AI agents don’t care about any of that. They produce tokens sequentially and consume them from a finite context window, and every token spent on generating, reading, or retrying costs real time and real money.
ilo is the language I’ve been building to test what happens when the human-centric assumptions are dropped.
The metric that changes everything
I settled on a single metric: total tokens from intent to working code.
Total cost = spec loading + generation + context loading + error feedback + retries
That’s it. Every design decision gets evaluated against this number. If a feature reduces it, it’s in. If it increases it, no matter how “elegant” or “readable”, it’s out.

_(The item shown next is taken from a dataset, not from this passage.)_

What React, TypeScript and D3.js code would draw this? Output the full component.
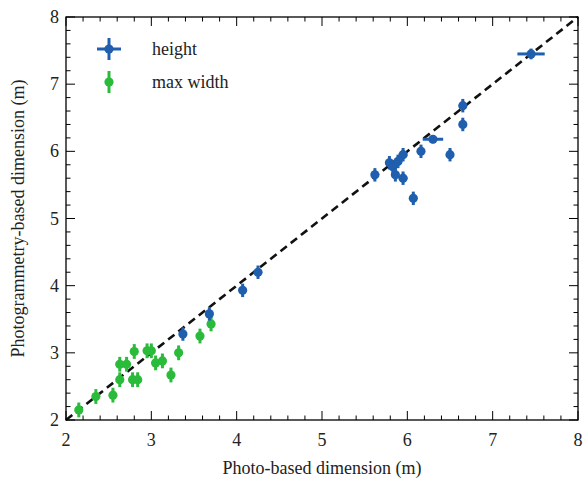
import React from "react";
import * as d3 from "d3";

const heightX = [7.45, 6.65, 6.65, 6.3, 6.16, 6.5, 5.95, 6.07, 5.62, 5.79, 5.83, 5.86, 5.89, 5.95, 4.25, 4.07, 3.68, 3.37];
const heightY = [7.45, 6.68, 6.4, 6.18, 6.0, 5.95, 5.6, 5.3, 5.65, 5.83, 5.77, 5.65, 5.85, 5.95, 4.2, 3.93, 3.58, 3.28];
const heightXErr = [0.16, 0.04, 0.03, 0.12, 0.04, 0.04, 0.05, 0.03, 0.04, 0.05, 0.05, 0.04, 0.05, 0.05, 0.03, 0.03, 0.03, 0.03];
const heightYErr = [0.08, 0.1, 0.1, 0.06, 0.1, 0.1, 0.1, 0.1, 0.1, 0.1, 0.1, 0.1, 0.1, 0.1, 0.1, 0.1, 0.1, 0.1];

const widthX = [2.15, 2.35, 2.55, 2.63, 2.63, 2.71, 2.78, 2.84, 2.8, 2.95, 3.0, 3.05, 3.13, 3.23, 3.32, 3.57, 3.7];
const widthY = [2.15, 2.35, 2.37, 2.6, 2.83, 2.83, 2.6, 2.6, 3.02, 3.03, 3.03, 2.85, 2.88, 2.67, 3.0, 3.25, 3.43];
const widthYErr = [0.11, 0.11, 0.11, 0.11, 0.11, 0.11, 0.11, 0.11, 0.11, 0.11, 0.11, 0.11, 0.11, 0.11, 0.11, 0.11, 0.11];

const xTicks = [2, 3, 4, 5, 6, 7, 8];
const yTicks = [2, 3, 4, 5, 6, 7, 8];
const legendLabels = ["height", "max width"];

const BLUE = "#1f5fae";
const GREEN = "#2bbb3b";
const FONT = "'Liberation Serif', 'DejaVu Serif', serif";

export default function App() {
  const W = 585, H = 483;
  const L = 66, R = 578, T = 17, B = 420;
  const x = d3.scaleLinear().domain([2, 8]).range([L, R]);
  const y = d3.scaleLinear().domain([2, 8]).range([B, T]);
  const minor = d3.range(2, 8.001, 0.2).filter((v) => Math.abs(v - Math.round(v)) > 0.01);

  const line = d3.line<number>().x((d) => x(d)).y((d) => y(d));

  return (
    <svg width={W} height={H} style={{ position: "absolute", left: 0, top: 0, background: "#fff" }}>
      {/* ticks */}
      <g stroke="#000" strokeWidth={1}>
        {xTicks.map((t) => (
          <g key={"xt" + t}>
            <line x1={x(t)} x2={x(t)} y1={B} y2={B - 9} />
            <line x1={x(t)} x2={x(t)} y1={T} y2={T + 9} />
          </g>
        ))}
        {minor.map((t) => (
          <g key={"xm" + t}>
            <line x1={x(t)} x2={x(t)} y1={B} y2={B - 4.5} />
            <line x1={x(t)} x2={x(t)} y1={T} y2={T + 4.5} />
            <line x1={L} x2={L + 4.5} y1={y(t)} y2={y(t)} />
            <line x1={R} x2={R - 4.5} y1={y(t)} y2={y(t)} />
          </g>
        ))}
        {yTicks.map((t) => (
          <g key={"yt" + t}>
            <line x1={L} x2={L + 9} y1={y(t)} y2={y(t)} />
            <line x1={R} x2={R - 9} y1={y(t)} y2={y(t)} />
          </g>
        ))}
      </g>
      {/* diagonal */}
      <path d={line([2, 8]) || ""} stroke="#111" strokeWidth={2.6} strokeDasharray="8,5" fill="none" />
      {/* green points */}
      <g>
        {widthX.map((v, i) => (
          <g key={"w" + i}>
            <line x1={x(v)} x2={x(v)} y1={y(widthY[i] - widthYErr[i])} y2={y(widthY[i] + widthYErr[i])} stroke={GREEN} strokeWidth={3} />
            <circle cx={x(v)} cy={y(widthY[i])} r={4.6} fill={GREEN} />
          </g>
        ))}
      </g>
      {/* blue points */}
      <g>
        {heightX.map((v, i) => (
          <g key={"h" + i}>
            <line x1={x(v)} x2={x(v)} y1={y(heightY[i] - heightYErr[i])} y2={y(heightY[i] + heightYErr[i])} stroke={BLUE} strokeWidth={3} />
            <line x1={x(v - heightXErr[i])} x2={x(v + heightXErr[i])} y1={y(heightY[i])} y2={y(heightY[i])} stroke={BLUE} strokeWidth={3} />
            <circle cx={x(v)} cy={y(heightY[i])} r={4.6} fill={BLUE} />
          </g>
        ))}
      </g>
      {/* frame */}
      <rect x={L} y={T} width={R - L} height={B - T} fill="none" stroke="#000" strokeWidth={1.3} />
      {/* tick labels */}
      <g fontFamily={FONT} fontSize={18} fill="#222">
        {xTicks.map((t) => (
          <text key={"xl" + t} x={x(t)} y={B + 26} textAnchor="middle">{t}</text>
        ))}
        {yTicks.map((t) => (
          <text key={"yl" + t} x={L - 7} y={y(t) + 6} textAnchor="end">{t}</text>
        ))}
      </g>
      {/* axis titles */}
      <text x={(L + R) / 2} y={474} textAnchor="middle" fontFamily={FONT} fontSize={18} fill="#222">
        Photo-based dimension (m)
      </text>
      <text transform={`translate(24, ${(T + B) / 2}) rotate(-90)`} textAnchor="middle" fontFamily={FONT} fontSize={18} fill="#222">
        Photogrammetry-based dimension (m)
      </text>
      {/* legend */}
      <g>
        <line x1={97} x2={121} y1={49} y2={49} stroke={BLUE} strokeWidth={3} />
        <line x1={109} x2={109} y1={38} y2={60} stroke={BLUE} strokeWidth={3} />
        <circle cx={109} cy={49} r={4.6} fill={BLUE} />
        <text x={152} y={55} fontFamily={FONT} fontSize={18} fill="#222">{legendLabels[0]}</text>
        <line x1={109} x2={109} y1={71} y2={93} stroke={GREEN} strokeWidth={3} />
        <circle cx={109} cy={82} r={4.6} fill={GREEN} />
        <text x={152} y={88} fontFamily={FONT} fontSize={18} fill="#222">{legendLabels[1]}</text>
      </g>
    </svg>
  );
}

This is an unusual way to design a language. You end up making decisions that would get pushback in a PL design forum.
The name
I called it ilo, which is Toki Pona for “tool.” Toki Pona is a constructed language built around radical minimalism. About 120 words, 14 phonemes. Complex ideas expressed by combining simple terms. It constrains human expression to force clarity of thought.
ilo does the same for machine programmers.
What makes it different
A few principles drive the design:
Token-conservative. Not just “short syntax”, short end-to-end. A terse syntax that causes more retries is worse than a verbose one that works first time.
Constrained. Small vocabulary, closed world, one way to do things. When an agent generates the next token, fewer valid options means fewer wrong choices means fewer retries. The language becomes a set of rails.
Self-contained. Each unit carries its own context: dependencies, types, rules. An agent working on function A shouldn’t need to load functions B through Z.
Language-agnostic. All English keywords are replaced with single-character sigils. ? for match, ! for error, ~ for ok, @ for iteration. Agents learned the sigil set from a short spec with 10/10 accuracy. Structural tokens outperform English keywords because they can’t be confused with variable names.
Where the experiments stand
Too early to draw a firm conclusion, but the experiments so far have been informative. The winning syntax variant uses 0.33x the tokens of Python while maintaining perfect generation accuracy across four diverse task types.
Whether that translates into a real-world tool or remains a research curiosity is the question I’m trying to answer.